Devant le rideau, le premier plan est occupé par trois personnages : les deux jeunes filles et le piano. Le cadrage est serré. Le dessin est net et précis. L’ensemble cohérent.
Derrière le rideau, l’arrière-plan est flouté.
-À l’arrière-plan, le décor est davantage suggéré que décrit. On distingue des cadres dorés. Renoir dissout les formes dans un nuage de couleurs et fait, ainsi, ressortir le premier plan.
-Sur le rideau, le travail du drapé est un jeu de lumière et de couleur.
-Au premier plan, le dessin ferme et souple définit clairement les figures.
Le peintre utilise des petites touches longues et de légères superpositions de couches pour concilier le dessin et la couleur. La matière est lisse. Les couleurs sont franches, à peine modulées. Les blancs, rouges, bleus et jaunes renforcent l’impression de chaleur et de douceur. Renoir ne différencie pas les matières, il peint les rideaux, le piano, les robes, les fleurs, les chairs, les cheveux avec une précision égale.
Il vivifie la forme par la couleur.
Renoir disait : « je veux un rouge qui soit sonore, qui sonne comme une cloche, si je ne l’obtiens pas, j’ajoute plus de rouge ou d’autres couleurs jusqu’à ce que je l’attrape ».

Jeunes filles au piano est emblématique de sa période nacrée : les couleurs sont lumineuses mais, pastel.

Les figures ont le corps charnel des femmes que Renoir aime peindre dans ses nus. Sa palette de couleurs lumineuses et ses ombres légères servent les ondulations du corps. Le traitement rosé de la chair donne la candeur des joues des jeunes filles.
Renoir choisit ses modèles en fonction de leur peau. « …pourvu que je tombe sur une peau qui ne repousse pas la lumière ».
Amboise Volard raconte comment ce traitement pictural des chairs prenait toute son ampleur dans le travail de Renoir : « en quittant l’atelier je m’arrêtais devant des roses ébauchées, ce sont, me dit Renoir, des recherches de tons de chairs que je fais pour un nu ».

Cette scène d’intérieur transmet la coquetterie joyeuse des jeunes filles : elles sont coiffées, les rubans retiennent leurs cheveux et dégagent leurs cous.
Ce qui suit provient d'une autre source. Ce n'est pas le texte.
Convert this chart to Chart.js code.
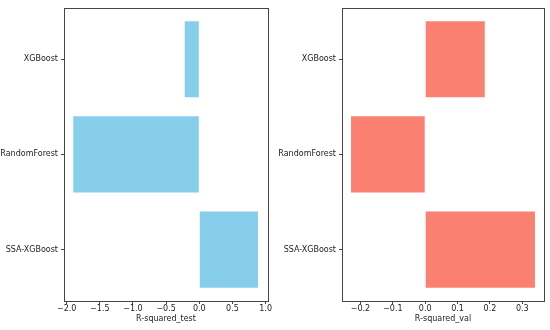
<!DOCTYPE html>
<html>
<head>
<meta charset="utf-8">
<script src="https://cdn.jsdelivr.net/npm/chart.js@4"></script>
<style>
  body { margin: 0; background: #fff; }
  .box { position: absolute; top: 0; width: 275px; height: 330px; }
</style>
</head>
<body>
<div class="box" style="left:0"><canvas id="testChart"></canvas></div>
<div class="box" style="left:275px"><canvas id="valChart"></canvas></div>
<script>
// models, bottom to top as in the source figure
var models = ["SSA-XGBoost", "RandomForest", "XGBoost"];
var r2Test = [0.885, -1.90, -0.22];
var r2Val = [0.339, -0.229, 0.184];

var tickFont = { family: "DejaVu Sans", size: 8 };
var axisColor = "#444";

var boxPlugin = {
    id: "box",
    afterDraw: function (chart) {
        var a = chart.chartArea;
        var ctx = chart.ctx;
        ctx.save();
        ctx.strokeStyle = axisColor;
        ctx.lineWidth = 1;
        ctx.strokeRect(Math.round(a.left) + 0.5, Math.round(a.top) + 0.5, Math.round(a.right - a.left), Math.round(a.bottom - a.top));
        ctx.restore();
    }
};

function fmt(v)
{
    return v.toFixed(1).replace("-", "\u2212");
}

// min/max stay as set; ticks every step inside them
function onStep(step)
{
    return function (scale) {
        var ticks = [];
        var first = Math.ceil(scale.min / step - 1e-9);
        var last = Math.floor(scale.max / step + 1e-9);
        for (var k = first; k <= last; k++)
        {
            ticks.push({ value: Math.round(k * step * 1000) / 1000 });
        }
        scale.ticks = ticks;
    };
}

function makeChart(id, values, color, title, xMin, xMax, step, yWidth, padRight)
{
    var points = [];
    for (var i = 0; i < models.length; i++)
    {
        points.push({ x: values[i], y: i });
    }
    return new Chart(document.getElementById(id), {
        type: "bar",
        data: {
            datasets: [{
                data: points,
                backgroundColor: color,
                borderWidth: 0,
                barPercentage: 0.8,
                categoryPercentage: 1.0
            }]
        },
        options: {
            indexAxis: "y",
            responsive: true,
            maintainAspectRatio: false,
            animation: false,
            layout: { padding: { top: 4, right: padRight, left: 0, bottom: 5 } },
            plugins: { legend: { display: false }, tooltip: { enabled: false } },
            scales: {
                x: {
                    type: "linear",
                    min: xMin,
                    max: xMax,
                    offset: false,
                    border: { display: false },
                    grid: { offset: false, drawOnChartArea: false, drawTicks: true, tickLength: 3, tickColor: axisColor },
                    ticks: {
                        stepSize: step,
                        maxRotation: 0,
                        autoSkip: false,
                        padding: 0,
                        color: "#222",
                        font: tickFont,
                        callback: function (v) { return fmt(v); }
                    },
                    afterBuildTicks: onStep(step),
                    afterFit: function (scale) { scale.height = 24; },
                    title: { display: true, text: title, color: "#222", font: tickFont, padding: { top: 1, bottom: 1 } }
                },
                y: {
                    type: "linear",
                    min: -0.54,
                    max: 2.54,
                    offset: false,
                    border: { display: false },
                    grid: { offset: false, drawOnChartArea: false, drawTicks: true, tickLength: 3, tickColor: axisColor },
                    ticks: {
                        stepSize: 1,
                        autoSkip: false,
                        padding: 3,
                        color: "#222",
                        font: tickFont,
                        callback: function (v) { return models[v] || ""; }
                    },
                    afterBuildTicks: onStep(1),
                    afterFit: function (scale) { scale.width = yWidth; }
                }
            }
        },
        plugins: [boxPlugin]
    });
}

var testChart = makeChart("testChart", r2Test, "#87CEEB", "R-squared_test", -2.04, 1.036, 0.5, 64, 7);
var valChart = makeChart("valChart", r2Val, "#FA8072", "R-squared_val", -0.257, 0.367, 0.1, 67, 6);
</script>
</body>
</html>
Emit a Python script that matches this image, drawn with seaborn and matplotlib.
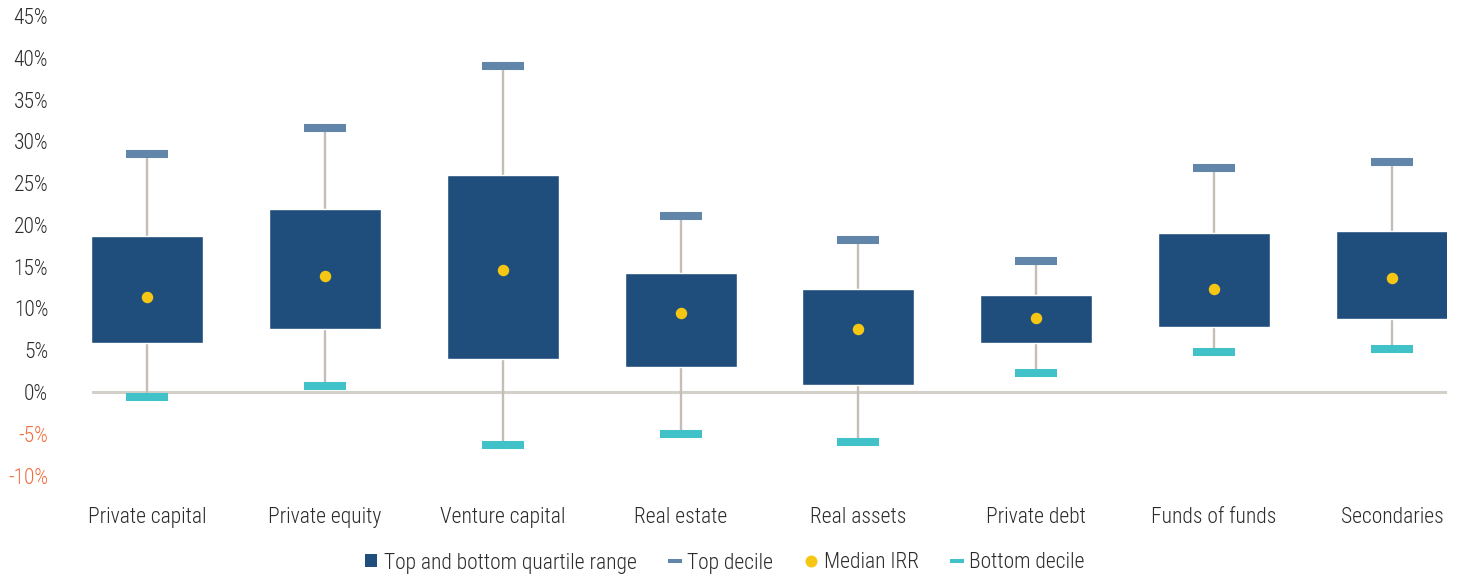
import numpy as np
import pandas as pd
import matplotlib.pyplot as plt
import seaborn as sns
from matplotlib import font_manager
from matplotlib.patches import Patch
from matplotlib.lines import Line2D

# IRR ranges by asset class (%)
categories = ["Private capital", "Private equity", "Venture capital", "Real estate",
              "Real assets", "Private debt", "Funds of funds", "Secondaries"]
top_decile = [28.5, 31.6, 39.0, 21.05, 18.2, 15.7, 26.8, 27.5]
top_quartile = [18.7, 21.9, 26.0, 14.2, 12.3, 11.6, 19.0, 19.3]
median_irr = [11.4, 13.9, 14.6, 9.45, 7.5, 8.85, 12.3, 13.6]
bottom_quartile = [5.9, 7.5, 4.0, 3.0, 0.85, 5.9, 7.8, 8.8]
bottom_decile = [-0.6, 0.7, -6.3, -5.0, -6.0, 2.3, 4.8, 5.1]
yticks = [-10, -5, 0, 5, 10, 15, 20, 25, 30, 35, 40, 45]

BOX = "#1F4E7D"
TOP = "#6286A9"
MED = "#F5C713"
BOT = "#40C2C8"
WHISK = "#C4BEB6"
ZERO = "#D3D0CA"
TXT = "#2B2B2B"
NEG = "#F26B3A"

sns.set_theme(style="white")
installed = {f.name for f in font_manager.fontManager.ttflist}
narrow = [n for n in ["Liberation Sans Narrow", "Roboto Condensed", "Open Sans Condensed",
                      "Lato"] if n in installed]
plt.rcParams["font.family"] = narrow[:1] + ["DejaVu Sans"]
plt.rcParams["font.weight"] = "light"
FS = 15.5

df = pd.DataFrame({
    "category": categories,
    "pos": np.arange(len(categories)),
    "top_decile": top_decile,
    "top_quartile": top_quartile,
    "median": median_irr,
    "bottom_quartile": bottom_quartile,
    "bottom_decile": bottom_decile,
})

fig = plt.figure(figsize=(14.61, 5.75), dpi=100)
ax = fig.add_axes([92 / 1461, 1 - 475.6 / 575, (1447 - 92) / 1461, (475.6 - 16) / 575])

ax.axhline(0, color=ZERO, lw=2.2, zorder=1)
ax.vlines(df["pos"], df["bottom_decile"], df["top_decile"], color=WHISK, lw=1.7, zorder=2)
ax.bar(df["pos"], df["top_quartile"] - df["bottom_quartile"], bottom=df["bottom_quartile"],
       width=0.63, color=BOX, zorder=3)
sns.scatterplot(data=df, x="pos", y="top_decile", marker="_", s=30.2 ** 2,
                linewidth=5.8, color=TOP, ax=ax, zorder=4, legend=False)
sns.scatterplot(data=df, x="pos", y="bottom_decile", marker="_", s=30.2 ** 2,
                linewidth=5.8, color=BOT, ax=ax, zorder=4, legend=False)
sns.scatterplot(data=df, x="pos", y="median", marker="o", s=68,
                linewidth=0, color=MED, ax=ax, zorder=5, legend=False)

ax.set_xlim(-0.31, len(categories) - 1 + 0.31)
ax.set_ylim(-10, 45)
ax.set_yticks(yticks)
ax.set_yticklabels([f"{t}%" for t in yticks])
for lab, t in zip(ax.get_yticklabels(), yticks):
    lab.set_color(NEG if t < 0 else TXT)
ax.set_xticks(df["pos"])
ax.set_xticklabels(categories)
ax.tick_params(axis="y", length=0, pad=31.5, labelsize=FS)
ax.tick_params(axis="x", length=0, pad=22.5, labelsize=FS, labelcolor=TXT)
ax.set_xlabel("")
ax.set_ylabel("")
sns.despine(ax=ax, left=True, bottom=True)
ax.grid(False)

handles = [
    Patch(facecolor=BOX, edgecolor="none"),
    Line2D([], [], marker="_", markersize=9.4, markeredgewidth=2.9, color=TOP, lw=0),
    Line2D([], [], marker="o", markersize=8.6, markeredgewidth=0, color=MED, lw=0),
    Line2D([], [], marker="_", markersize=9.4, markeredgewidth=2.9, color=BOT, lw=0),
]
labels = ["Top and bottom quartile range", "Top decile", "Median IRR", "Bottom decile"]
fig.legend(handles, labels, loc="center", bbox_to_anchor=(725 / 1461, 1 - 563 / 575),
           ncol=4, frameon=False, fontsize=FS, handlelength=0.55, handleheight=0.55,
           handletextpad=0.3, columnspacing=1.5, labelcolor=TXT)

fig.savefig("out.png", dpi=100)
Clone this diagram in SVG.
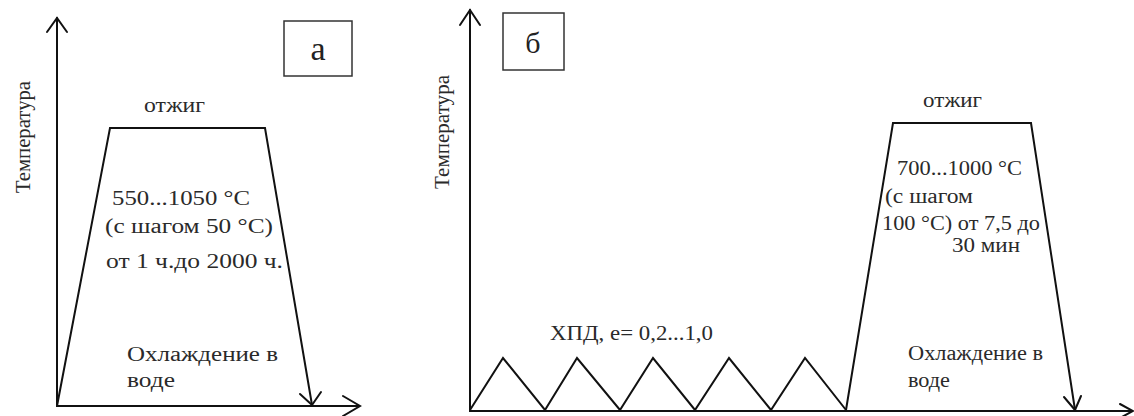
<svg xmlns="http://www.w3.org/2000/svg" width="1134" height="416" viewBox="0 0 1134 416">
<defs>
<style>
.ln{fill:none;stroke:#111;stroke-width:2;stroke-linejoin:miter;stroke-linecap:round}
.ah{fill:none;stroke:#111;stroke-width:2;stroke-linecap:round;stroke-linejoin:miter}
.box{fill:#fff;stroke:#333;stroke-width:1.5}
.t{font-family:"Liberation Serif","Times New Roman",serif;font-size:20px;fill:#2a2a2a}
.lbl{font-family:"Liberation Serif","Times New Roman",serif;font-size:34px;fill:#222;text-anchor:middle}
</style>
</defs>
<rect width="1134" height="416" fill="#fff"/>
<g id="connectors">
<polyline class="ln" points="57,18 57,406 358,406"/>
<polyline class="ah" points="47,32 57,18 67,32"/>
<polyline class="ah" points="343,396 360,406 343,416"/>
<polyline class="ln" points="57,406 110,128 265,128 312,405"/>
<polyline class="ah" points="300,394 312,405 321,392"/>
<polyline class="ln" points="470,10 470,411 1132,411"/>
<polyline class="ah" points="460,25 470,10 480,25"/>
<polyline class="ah" points="1120,404 1133,411 1120,418"/>
<polyline class="ln" points="470,410 503,358 545,410 577,358 620,410 653,358 695,410 729,358 771,410 805,358 846,410"/>
<polyline class="ln" points="846,410 893,123 1031,123 1075,410"/>
<polyline class="ah" points="1064,397 1075,410 1081,396"/>
</g>
<g id="panel-a">
<g id="label-a"><rect class="box" x="284" y="21" width="68" height="55"/><text class="lbl" x="318" y="60">а</text></g>
<text class="t" transform="translate(30,137) rotate(-90)" text-anchor="middle" textLength="112" lengthAdjust="spacingAndGlyphs">Температура</text>
<text class="t" x="144" y="112" textLength="61" lengthAdjust="spacingAndGlyphs">отжиг</text>
<text class="t" x="112" y="205" textLength="138" lengthAdjust="spacingAndGlyphs">550...1050 °C</text>
<text class="t" x="105" y="233" textLength="168" lengthAdjust="spacingAndGlyphs">(с шагом 50 °C)</text>
<text class="t" x="106" y="268" textLength="177" lengthAdjust="spacingAndGlyphs">от 1 ч.до 2000 ч.</text>
<text class="t" x="127" y="361" textLength="151" lengthAdjust="spacingAndGlyphs">Охлаждение в</text>
<text class="t" x="127" y="387" textLength="48" lengthAdjust="spacingAndGlyphs">воде</text>
</g>
<g id="panel-b">
<g id="label-b"><rect class="box" x="503" y="13" width="61" height="57"/><text class="lbl" x="533" y="53" style="font-size:30px">б</text></g>
<text class="t" transform="translate(449,132) rotate(-90)" text-anchor="middle" textLength="114" lengthAdjust="spacingAndGlyphs">Температура</text>
<text class="t" x="550" y="340" textLength="163" lengthAdjust="spacingAndGlyphs">ХПД, е= 0,2...1,0</text>
<text class="t" x="923" y="107" textLength="59" lengthAdjust="spacingAndGlyphs">отжиг</text>
<text class="t" x="897" y="175" textLength="125" lengthAdjust="spacingAndGlyphs">700...1000 °C</text>
<text class="t" x="885" y="203" textLength="88" lengthAdjust="spacingAndGlyphs">(с шагом</text>
<text class="t" x="882" y="230" textLength="158" lengthAdjust="spacingAndGlyphs">100 °C) от 7,5 до</text>
<text class="t" x="952" y="252" textLength="68" lengthAdjust="spacingAndGlyphs">30 мин</text>
<text class="t" x="908" y="360" textLength="135" lengthAdjust="spacingAndGlyphs">Охлаждение в</text>
<text class="t" x="908" y="387" textLength="42" lengthAdjust="spacingAndGlyphs">воде</text>
</g>
</svg>
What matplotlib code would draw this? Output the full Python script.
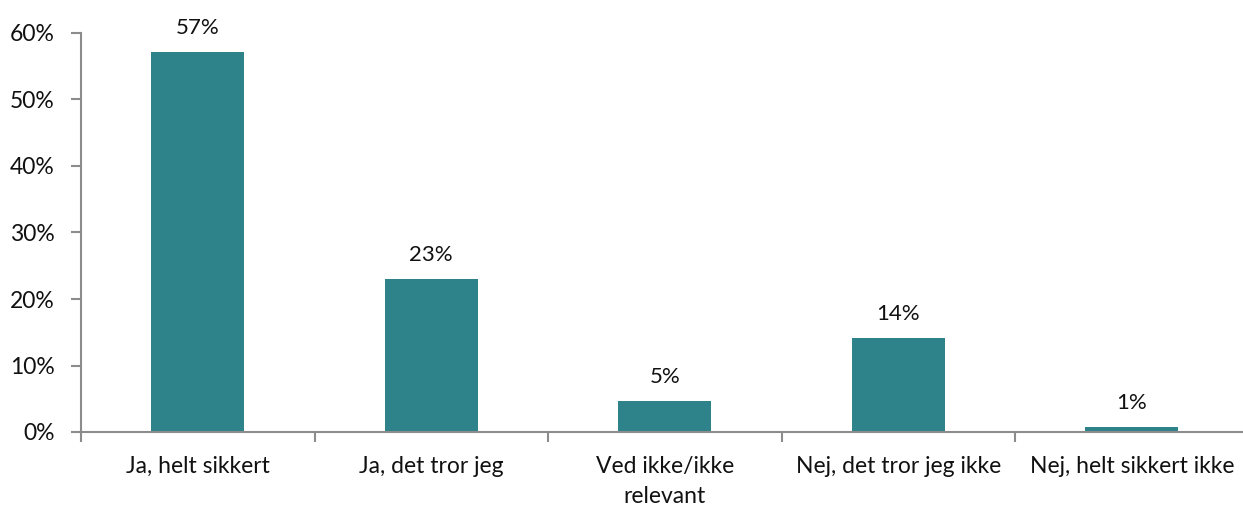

Les poignets sont nus. Le spectateur est devant une scène peinte sur le vif, un moment d’intimité volé.

Renoir joue sur les oppositions entre les jeunes filles l’une est peinte de profil, l’autre de trois-quarts. L’une est blonde, l’autre brune. La première porte une robe blanche, la seconde une robe rouge. L’une est assise et hésitante tandis que l’autre se tient debout et sûre d’elle. Cependant, leurs regards sont dirigés avec la même attention vers la partition, entrainant le regard du spectateur.
Elles sont dans leur bulle absorbées par la musique.

La lumière arrive de la gauche du tableau, caresse les contours des étoffes et des chairs et projette la scène dans une ambiance feutrée propice à la leçon de musique.

Entrer dans ce tableau c’est entrer dans un espace de lumière et de couleur.

L’activité musicale a un côté intime et profondément humain.
Le spectateur est touché par cette douce atmosphère convoquant ses souvenirs d’enfance.

 

Analyse

Dans cette toile Renoir a mêlé deux arts, la peinture et la musique.

Dans Jeunes filles au piano au premier plan, à droite du tableau, Renoir a peint plusieurs partitions qui suggèrent qu’en musique comme en peinture, l’apprentissage et la persévérance sont nécessaires.
Le piano est un personnage à part entière dans ce tableau.
Renoir montre ainsi la place que prend la musique dans ses œuvres.

Renoir disait « ce doit être très difficile dans le violon comme dans la peinture de trouver du premier coup le ton juste ».

La musique est un art cher à Renoir. Il l’aime depuis l’enfance, il l’a étudiée. Il a plusieurs amis musiciens. Il a souvent utilisé le thème du piano dans ses œuvres.
Il a peint un portrait de Wagner et dit à son sujet : « j’ai beaucoup aimé Wagner. Je m’étais laissé prendre à cette espèce de fluide passionné que je trouvais dans sa musique ».

Renoir affirmait que la musique lui était nécessaire et l’aidait à la création. « Vous savez quand cela ne va pas, une chose m’aide beaucoup, c’est la musique… ».

1890 est la décennie de la maturité et de la consécration.

Paul Durand-Ruel organise une exposition particulière de cent dix toiles. C’est une réussite, la reconnaissance pleine et unanime du public. Les tableaux de Renoir se vendent bien.

Renoir est un maître dans l’art d’évoquer la joie de vivre et la volupté.
Il a une merveilleuse vision du monde.
C’est un peintre authentique, il ne transforme pas, il recrée, tous les sujets lui servent de prétexte à des variations colorées.

Approchez-vous du tableau, vous entendrez des notes de musique s’échapper de la toile.